US Regaining Manufacturing Might With Robots and 3D Printing
For years, the U.S. has been hemorrhaging manufacturing jobs to China because of the vastly cheaper labor pool. But now, several different technologies have ripened to the point where U.S. companies are bringing some operations back home. 3D printing, robotics, AI, and nanotechnology are all expected to dramatically change the manufacturing landscape over the next several years. From the article:
"The factory assembly that the Chinese are performing is child’s play for the next generation of robots—which will soon become cheaper than human labor. Indeed, one of China’s largest manufacturers, Taiwan-based Foxconn Technology Group, announced last August that it plans to install one million robots within three years to do the work that its workers in China presently do. It found Chinese labor to be too expensive and demanding. The world’s most advanced car, the Tesla Roadster, is also being manufactured in Silicon Valley, which is one of the most expensive places in the country. Tesla can afford this because it is using robots to do the assembly. ... 3D printers can already create physical mechanical devices, medical implants, jewelry, and even clothing. The cheapest 3D printers, which print rudimentary objects, currently sell for between $500 and $1000. Soon, we will have printers for this price that can print toys and household goods. By the end of this decade, we will see 3D printers doing the small-scale production of previously labor-intensive crafts and goods. It is entirely conceivable that in the next decade we start 3D-printing buildings and electronics."

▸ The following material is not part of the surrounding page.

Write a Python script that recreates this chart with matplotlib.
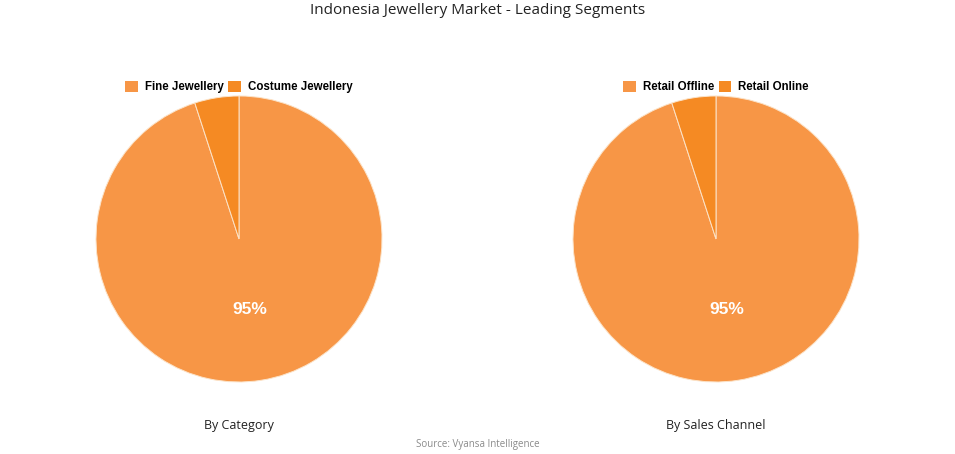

If you want to get an idea of what this looks like in practice, just look at Brazil. The rich live in heavily-secured opulence, the poor live in abysmal poverty.
What political party do you join when you don't like Bible-thumpers *or* hippies?
Someone has to drive the buses, sweep the streets, flip the burgers and operate the checkout at the supermarket et cetera, et cetera
I've been to several cities where busses have been replaced by automated trams. Street sweeping isn't done by guys with brooms anymore, it's done by guys driving around (slow-moving) vehicles. They're no harder to automate than a roomba. Most supermarkets have self-service checkouts and just one security guard to watch half a dozen or more of them, and even that wouldn't be required with RFID on the product tags. Burger flipping is probably around for a little while longer - it's not hard to design a machine that would cook and assemble fast food burger (it's simpler than many automated factory tasks), but the human is so cheap in comparison to the machine that it would take a good few years to break even and the human is more flexible when you want to change the menu.
If these people had been stakeholders in the businesses introducing automation, then it would have been fine: as they were replaced by robots they'd have just had more free time and less work. Unfortunately, we've concentrated ownership in a small subset of the population and are trying to fudge the gap with welfare payments, paid out of a general fund and not by the people making profits from the trend.